--- Material provided ---

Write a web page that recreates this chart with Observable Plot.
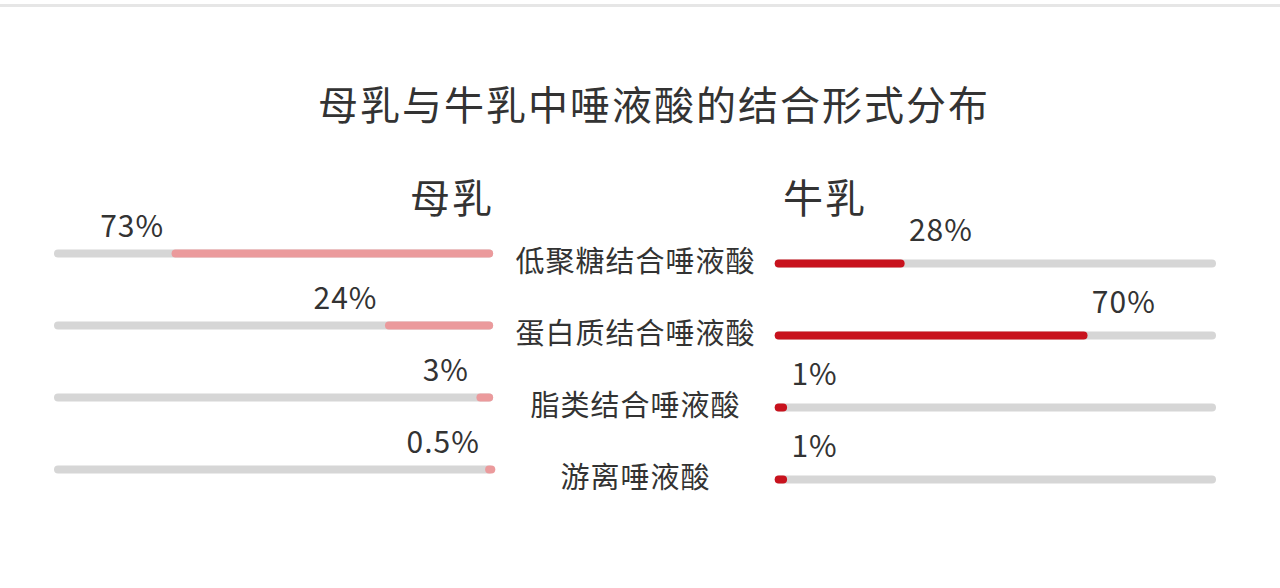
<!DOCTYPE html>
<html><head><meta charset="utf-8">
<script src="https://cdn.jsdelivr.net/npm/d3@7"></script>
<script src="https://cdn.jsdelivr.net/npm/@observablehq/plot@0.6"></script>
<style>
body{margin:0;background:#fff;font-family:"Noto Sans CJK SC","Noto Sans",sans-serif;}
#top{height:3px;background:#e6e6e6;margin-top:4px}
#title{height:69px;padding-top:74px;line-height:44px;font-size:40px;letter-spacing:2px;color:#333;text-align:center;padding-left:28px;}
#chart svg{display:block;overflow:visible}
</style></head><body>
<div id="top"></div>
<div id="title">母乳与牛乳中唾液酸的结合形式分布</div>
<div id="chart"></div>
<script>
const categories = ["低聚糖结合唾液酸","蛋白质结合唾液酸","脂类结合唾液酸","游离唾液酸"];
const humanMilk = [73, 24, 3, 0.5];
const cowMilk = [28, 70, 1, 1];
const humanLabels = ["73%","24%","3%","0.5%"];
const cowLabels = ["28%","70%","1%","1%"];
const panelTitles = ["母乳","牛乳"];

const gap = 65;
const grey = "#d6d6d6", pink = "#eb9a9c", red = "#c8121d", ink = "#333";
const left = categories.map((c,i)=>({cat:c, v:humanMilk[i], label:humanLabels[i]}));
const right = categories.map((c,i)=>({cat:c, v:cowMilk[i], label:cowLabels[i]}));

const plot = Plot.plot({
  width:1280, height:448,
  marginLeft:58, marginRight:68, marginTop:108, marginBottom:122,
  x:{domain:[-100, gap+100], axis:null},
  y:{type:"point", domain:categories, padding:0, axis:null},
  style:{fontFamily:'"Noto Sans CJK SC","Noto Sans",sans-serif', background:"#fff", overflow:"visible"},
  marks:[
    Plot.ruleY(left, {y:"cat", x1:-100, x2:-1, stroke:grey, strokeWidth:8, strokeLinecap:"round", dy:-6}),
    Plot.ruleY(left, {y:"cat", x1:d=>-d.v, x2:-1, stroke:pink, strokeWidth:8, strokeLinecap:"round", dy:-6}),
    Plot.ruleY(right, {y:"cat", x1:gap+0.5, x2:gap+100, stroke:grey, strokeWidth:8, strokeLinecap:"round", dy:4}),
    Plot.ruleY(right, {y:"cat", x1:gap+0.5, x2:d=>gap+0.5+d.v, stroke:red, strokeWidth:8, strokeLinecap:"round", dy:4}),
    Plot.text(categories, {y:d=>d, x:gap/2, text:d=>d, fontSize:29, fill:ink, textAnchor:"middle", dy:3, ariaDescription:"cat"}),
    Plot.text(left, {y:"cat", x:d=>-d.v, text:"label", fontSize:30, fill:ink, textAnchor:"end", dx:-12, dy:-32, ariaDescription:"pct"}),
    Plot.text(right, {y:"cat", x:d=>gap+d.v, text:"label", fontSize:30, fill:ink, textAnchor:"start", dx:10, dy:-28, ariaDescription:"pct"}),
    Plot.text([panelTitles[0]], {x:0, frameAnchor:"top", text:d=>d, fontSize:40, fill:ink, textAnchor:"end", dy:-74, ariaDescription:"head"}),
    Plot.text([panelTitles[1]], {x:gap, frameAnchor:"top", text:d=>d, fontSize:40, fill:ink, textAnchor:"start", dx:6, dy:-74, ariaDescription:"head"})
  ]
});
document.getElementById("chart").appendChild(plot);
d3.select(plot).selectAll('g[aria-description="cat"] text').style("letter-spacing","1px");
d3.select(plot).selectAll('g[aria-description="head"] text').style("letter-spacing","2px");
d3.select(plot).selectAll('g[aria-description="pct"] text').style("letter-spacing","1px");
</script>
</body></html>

---

What is asked - Please transcribe the material above exactly as written. Leave the pictures out.

The output -
Write a web page that recreates this chart with Observable Plot.
<!DOCTYPE html>
<html><head><meta charset="utf-8">
<script src="https://cdn.jsdelivr.net/npm/d3@7"></script>
<script src="https://cdn.jsdelivr.net/npm/@observablehq/plot@0.6"></script>
<style>
body{margin:0;background:#fff;font-family:"Noto Sans CJK SC","Noto Sans",sans-serif;}
#top{height:3px;background:#e6e6e6;margin-top:4px}
#title{height:69px;padding-top:74px;line-height:44px;font-size:40px;letter-spacing:2px;color:#333;text-align:center;padding-left:28px;}
#chart svg{display:block;overflow:visible}
</style></head><body>
<div id="top"></div>
<div id="title">母乳与牛乳中唾液酸的结合形式分布</div>
<div id="chart"></div>
<script>
const categories = ["低聚糖结合唾液酸","蛋白质结合唾液酸","脂类结合唾液酸","游离唾液酸"];
const humanMilk = [73, 24, 3, 0.5];
const cowMilk = [28, 70, 1, 1];
const humanLabels = ["73%","24%","3%","0.5%"];
const cowLabels = ["28%","70%","1%","1%"];
const panelTitles = ["母乳","牛乳"];

const gap = 65;
const grey = "#d6d6d6", pink = "#eb9a9c", red = "#c8121d", ink = "#333";
const left = categories.map((c,i)=>({cat:c, v:humanMilk[i], label:humanLabels[i]}));
const right = categories.map((c,i)=>({cat:c, v:cowMilk[i], label:cowLabels[i]}));

const plot = Plot.plot({
  width:1280, height:448,
  marginLeft:58, marginRight:68, marginTop:108, marginBottom:122,
  x:{domain:[-100, gap+100], axis:null},
  y:{type:"point", domain:categories, padding:0, axis:null},
  style:{fontFamily:'"Noto Sans CJK SC","Noto Sans",sans-serif', background:"#fff", overflow:"visible"},
  marks:[
    Plot.ruleY(left, {y:"cat", x1:-100, x2:-1, stroke:grey, strokeWidth:8, strokeLinecap:"round", dy:-6}),
    Plot.ruleY(left, {y:"cat", x1:d=>-d.v, x2:-1, stroke:pink, strokeWidth:8, strokeLinecap:"round", dy:-6}),
    Plot.ruleY(right, {y:"cat", x1:gap+0.5, x2:gap+100, stroke:grey, strokeWidth:8, strokeLinecap:"round", dy:4}),
    Plot.ruleY(right, {y:"cat", x1:gap+0.5, x2:d=>gap+0.5+d.v, stroke:red, strokeWidth:8, strokeLinecap:"round", dy:4}),
    Plot.text(categories, {y:d=>d, x:gap/2, text:d=>d, fontSize:29, fill:ink, textAnchor:"middle", dy:3, ariaDescription:"cat"}),
    Plot.text(left, {y:"cat", x:d=>-d.v, text:"label", fontSize:30, fill:ink, textAnchor:"end", dx:-12, dy:-32, ariaDescription:"pct"}),
    Plot.text(right, {y:"cat", x:d=>gap+d.v, text:"label", fontSize:30, fill:ink, textAnchor:"start", dx:10, dy:-28, ariaDescription:"pct"}),
    Plot.text([panelTitles[0]], {x:0, frameAnchor:"top", text:d=>d, fontSize:40, fill:ink, textAnchor:"end", dy:-74, ariaDescription:"head"}),
    Plot.text([panelTitles[1]], {x:gap, frameAnchor:"top", text:d=>d, fontSize:40, fill:ink, textAnchor:"start", dx:6, dy:-74, ariaDescription:"head"})
  ]
});
document.getElementById("chart").appendChild(plot);
d3.select(plot).selectAll('g[aria-description="cat"] text').style("letter-spacing","1px");
d3.select(plot).selectAll('g[aria-description="head"] text').style("letter-spacing","2px");
d3.select(plot).selectAll('g[aria-description="pct"] text').style("letter-spacing","1px");
</script>
</body></html>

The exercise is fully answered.